What is asked
Set down every entry word for word. Omit the pictures.

Stored records
══════════════════════════════

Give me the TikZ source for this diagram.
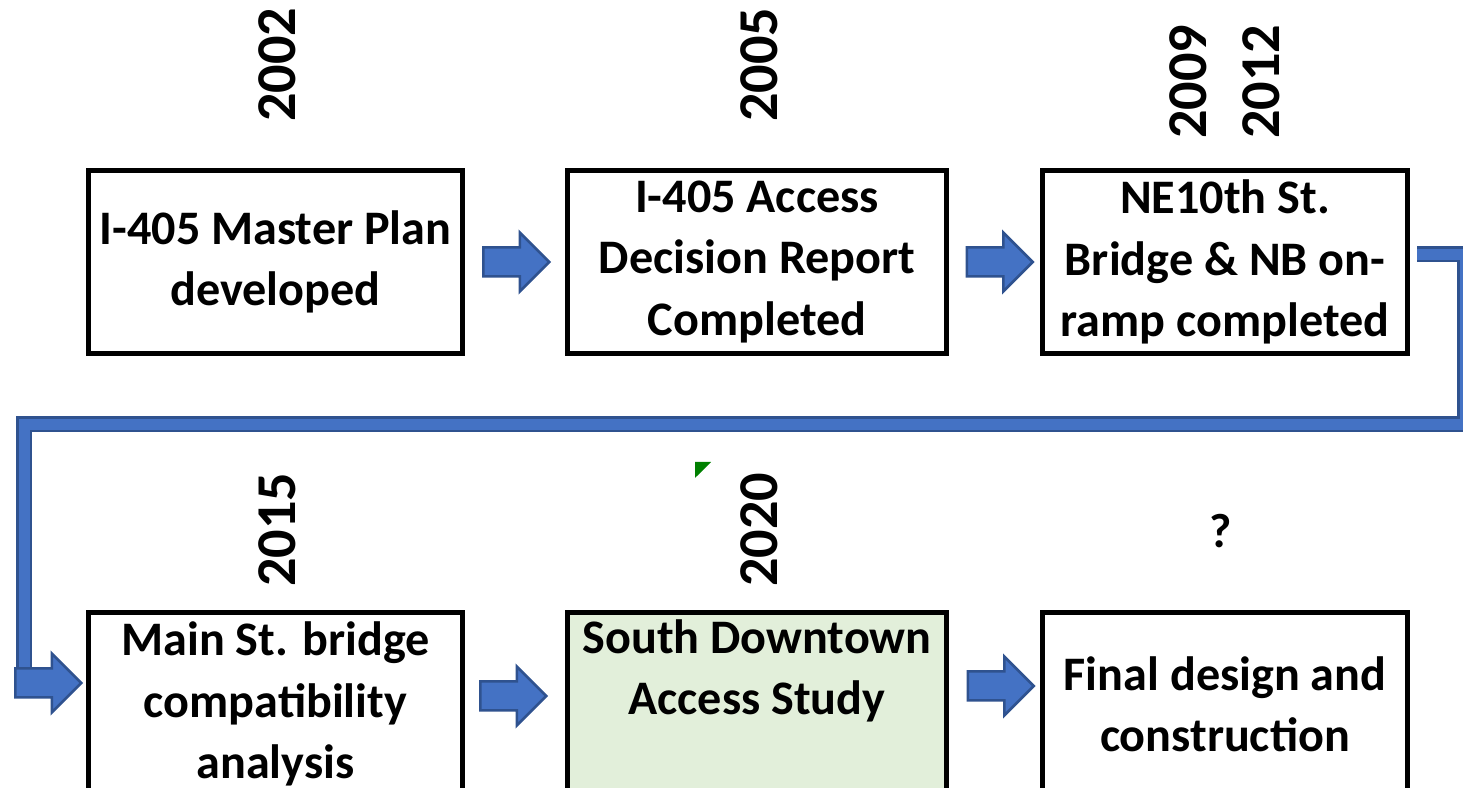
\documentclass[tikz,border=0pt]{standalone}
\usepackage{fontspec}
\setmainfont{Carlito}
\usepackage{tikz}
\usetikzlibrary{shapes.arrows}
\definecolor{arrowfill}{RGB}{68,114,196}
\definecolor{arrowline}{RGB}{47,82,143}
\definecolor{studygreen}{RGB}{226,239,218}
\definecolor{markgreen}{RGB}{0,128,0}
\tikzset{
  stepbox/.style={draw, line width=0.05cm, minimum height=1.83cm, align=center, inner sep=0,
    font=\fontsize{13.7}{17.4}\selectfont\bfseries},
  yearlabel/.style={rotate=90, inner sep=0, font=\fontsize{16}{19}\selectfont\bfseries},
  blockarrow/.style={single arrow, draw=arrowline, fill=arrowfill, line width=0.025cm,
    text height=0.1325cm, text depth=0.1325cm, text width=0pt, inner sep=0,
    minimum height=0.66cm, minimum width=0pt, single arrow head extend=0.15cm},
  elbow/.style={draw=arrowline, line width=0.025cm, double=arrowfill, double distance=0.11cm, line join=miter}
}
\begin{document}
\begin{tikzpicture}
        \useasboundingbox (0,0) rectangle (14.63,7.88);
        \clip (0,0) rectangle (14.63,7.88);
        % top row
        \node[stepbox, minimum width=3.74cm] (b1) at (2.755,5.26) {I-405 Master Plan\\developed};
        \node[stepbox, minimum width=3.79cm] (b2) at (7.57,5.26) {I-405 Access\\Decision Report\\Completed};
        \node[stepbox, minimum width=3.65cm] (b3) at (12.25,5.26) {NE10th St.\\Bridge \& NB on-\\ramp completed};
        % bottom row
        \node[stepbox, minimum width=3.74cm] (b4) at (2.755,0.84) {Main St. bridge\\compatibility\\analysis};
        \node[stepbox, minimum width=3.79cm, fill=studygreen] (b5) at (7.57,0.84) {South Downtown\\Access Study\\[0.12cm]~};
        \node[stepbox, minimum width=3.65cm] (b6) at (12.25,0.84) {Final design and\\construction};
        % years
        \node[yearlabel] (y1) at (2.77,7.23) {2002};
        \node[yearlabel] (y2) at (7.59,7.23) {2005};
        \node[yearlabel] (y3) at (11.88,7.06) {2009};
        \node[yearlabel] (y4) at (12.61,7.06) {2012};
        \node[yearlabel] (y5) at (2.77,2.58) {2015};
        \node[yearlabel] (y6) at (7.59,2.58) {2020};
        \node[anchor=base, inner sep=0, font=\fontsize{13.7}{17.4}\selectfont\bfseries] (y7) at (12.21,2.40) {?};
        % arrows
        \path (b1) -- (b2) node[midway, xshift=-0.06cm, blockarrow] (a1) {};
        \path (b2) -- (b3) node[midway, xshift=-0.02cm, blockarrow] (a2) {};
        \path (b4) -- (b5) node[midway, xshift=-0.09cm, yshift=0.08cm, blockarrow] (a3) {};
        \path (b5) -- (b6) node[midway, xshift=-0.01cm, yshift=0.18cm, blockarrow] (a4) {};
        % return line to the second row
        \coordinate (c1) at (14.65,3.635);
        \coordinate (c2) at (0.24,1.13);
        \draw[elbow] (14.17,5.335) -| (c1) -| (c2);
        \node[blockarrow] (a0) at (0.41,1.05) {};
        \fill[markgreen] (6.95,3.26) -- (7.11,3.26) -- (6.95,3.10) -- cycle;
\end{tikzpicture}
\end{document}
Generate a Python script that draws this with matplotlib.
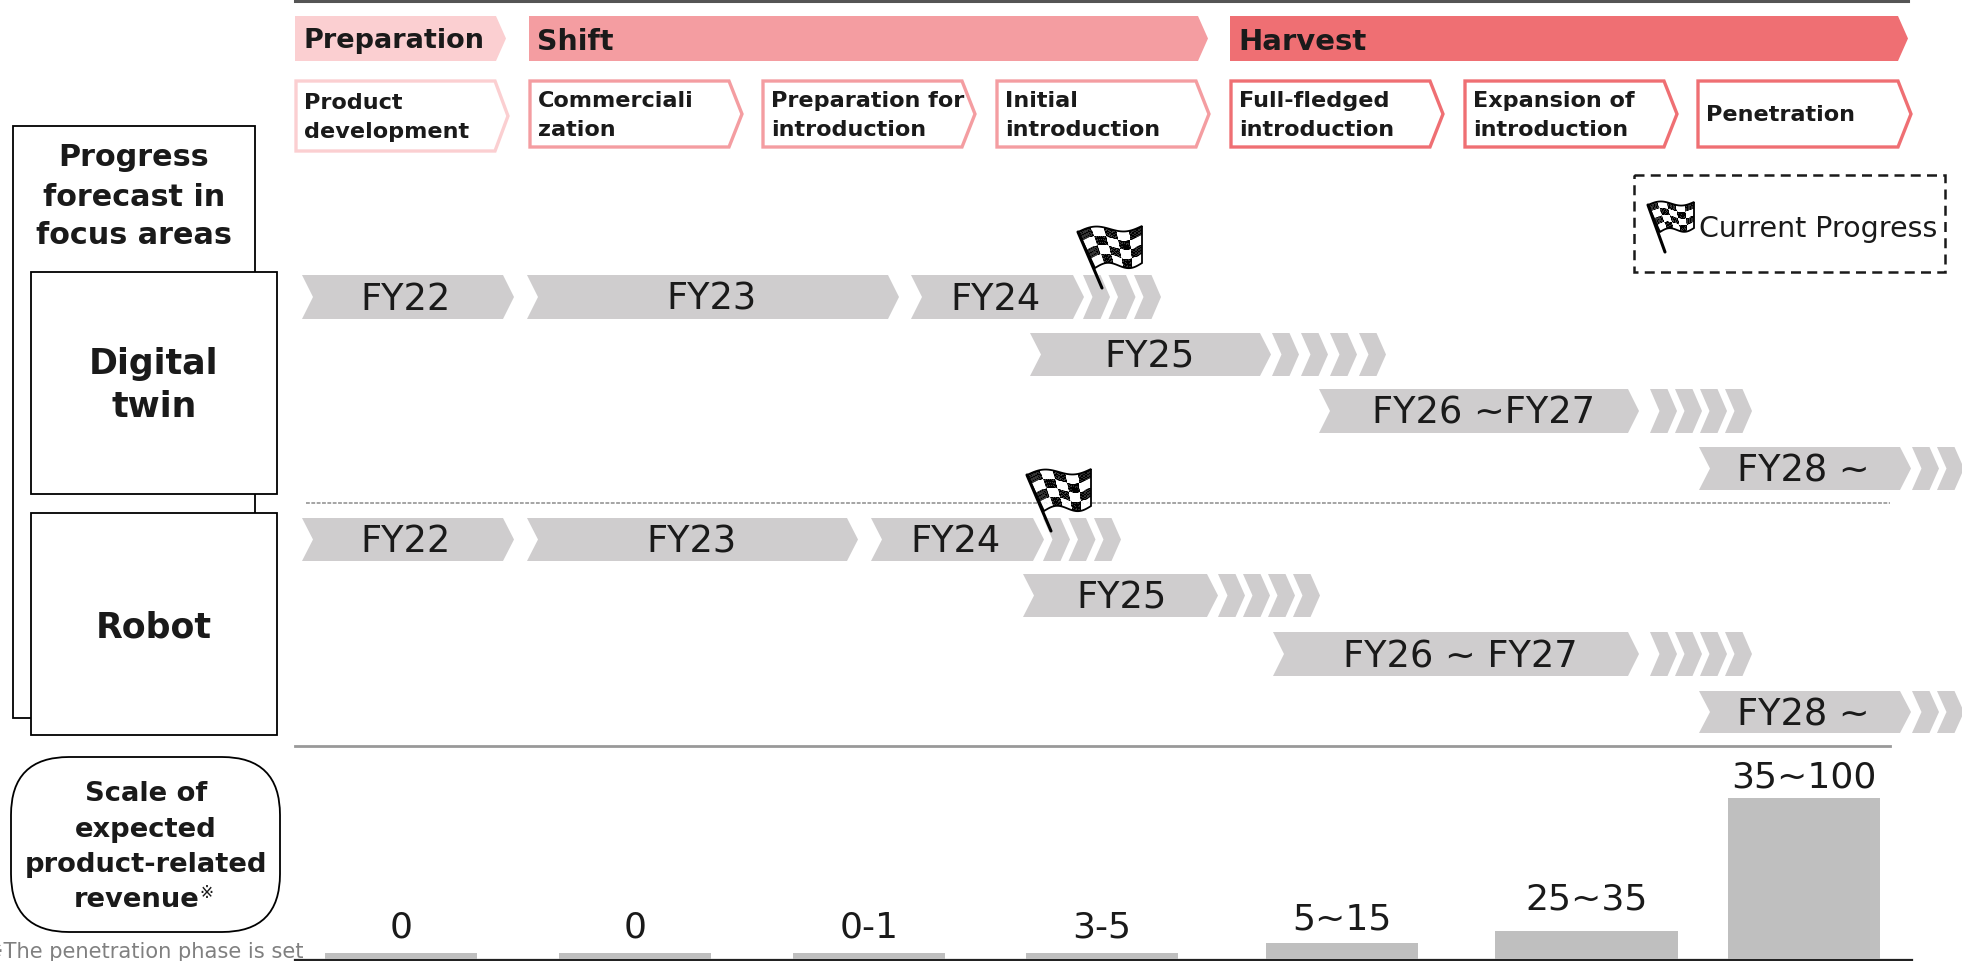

══════════════════════════════

Task answer
Give me the TikZ source for this diagram.
\documentclass[tikz,border=0pt]{standalone}
\usepackage{fontspec}
\setmainfont{Carlito}
\usepackage{tikz}
\usetikzlibrary{shapes.arrows}
\definecolor{arrowfill}{RGB}{68,114,196}
\definecolor{arrowline}{RGB}{47,82,143}
\definecolor{studygreen}{RGB}{226,239,218}
\definecolor{markgreen}{RGB}{0,128,0}
\tikzset{
  stepbox/.style={draw, line width=0.05cm, minimum height=1.83cm, align=center, inner sep=0,
    font=\fontsize{13.7}{17.4}\selectfont\bfseries},
  yearlabel/.style={rotate=90, inner sep=0, font=\fontsize{16}{19}\selectfont\bfseries},
  blockarrow/.style={single arrow, draw=arrowline, fill=arrowfill, line width=0.025cm,
    text height=0.1325cm, text depth=0.1325cm, text width=0pt, inner sep=0,
    minimum height=0.66cm, minimum width=0pt, single arrow head extend=0.15cm},
  elbow/.style={draw=arrowline, line width=0.025cm, double=arrowfill, double distance=0.11cm, line join=miter}
}
\begin{document}
\begin{tikzpicture}
        \useasboundingbox (0,0) rectangle (14.63,7.88);
        \clip (0,0) rectangle (14.63,7.88);
        % top row
        \node[stepbox, minimum width=3.74cm] (b1) at (2.755,5.26) {I-405 Master Plan\\developed};
        \node[stepbox, minimum width=3.79cm] (b2) at (7.57,5.26) {I-405 Access\\Decision Report\\Completed};
        \node[stepbox, minimum width=3.65cm] (b3) at (12.25,5.26) {NE10th St.\\Bridge \& NB on-\\ramp completed};
        % bottom row
        \node[stepbox, minimum width=3.74cm] (b4) at (2.755,0.84) {Main St. bridge\\compatibility\\analysis};
        \node[stepbox, minimum width=3.79cm, fill=studygreen] (b5) at (7.57,0.84) {South Downtown\\Access Study\\[0.12cm]~};
        \node[stepbox, minimum width=3.65cm] (b6) at (12.25,0.84) {Final design and\\construction};
        % years
        \node[yearlabel] (y1) at (2.77,7.23) {2002};
        \node[yearlabel] (y2) at (7.59,7.23) {2005};
        \node[yearlabel] (y3) at (11.88,7.06) {2009};
        \node[yearlabel] (y4) at (12.61,7.06) {2012};
        \node[yearlabel] (y5) at (2.77,2.58) {2015};
        \node[yearlabel] (y6) at (7.59,2.58) {2020};
        \node[anchor=base, inner sep=0, font=\fontsize{13.7}{17.4}\selectfont\bfseries] (y7) at (12.21,2.40) {?};
        % arrows
        \path (b1) -- (b2) node[midway, xshift=-0.06cm, blockarrow] (a1) {};
        \path (b2) -- (b3) node[midway, xshift=-0.02cm, blockarrow] (a2) {};
        \path (b4) -- (b5) node[midway, xshift=-0.09cm, yshift=0.08cm, blockarrow] (a3) {};
        \path (b5) -- (b6) node[midway, xshift=-0.01cm, yshift=0.18cm, blockarrow] (a4) {};
        % return line to the second row
        \coordinate (c1) at (14.65,3.635);
        \coordinate (c2) at (0.24,1.13);
        \draw[elbow] (14.17,5.335) -| (c1) -| (c2);
        \node[blockarrow] (a0) at (0.41,1.05) {};
        \fill[markgreen] (6.95,3.26) -- (7.11,3.26) -- (6.95,3.10) -- cycle;
\end{tikzpicture}
\end{document}
Generate a Python script that draws this with matplotlib.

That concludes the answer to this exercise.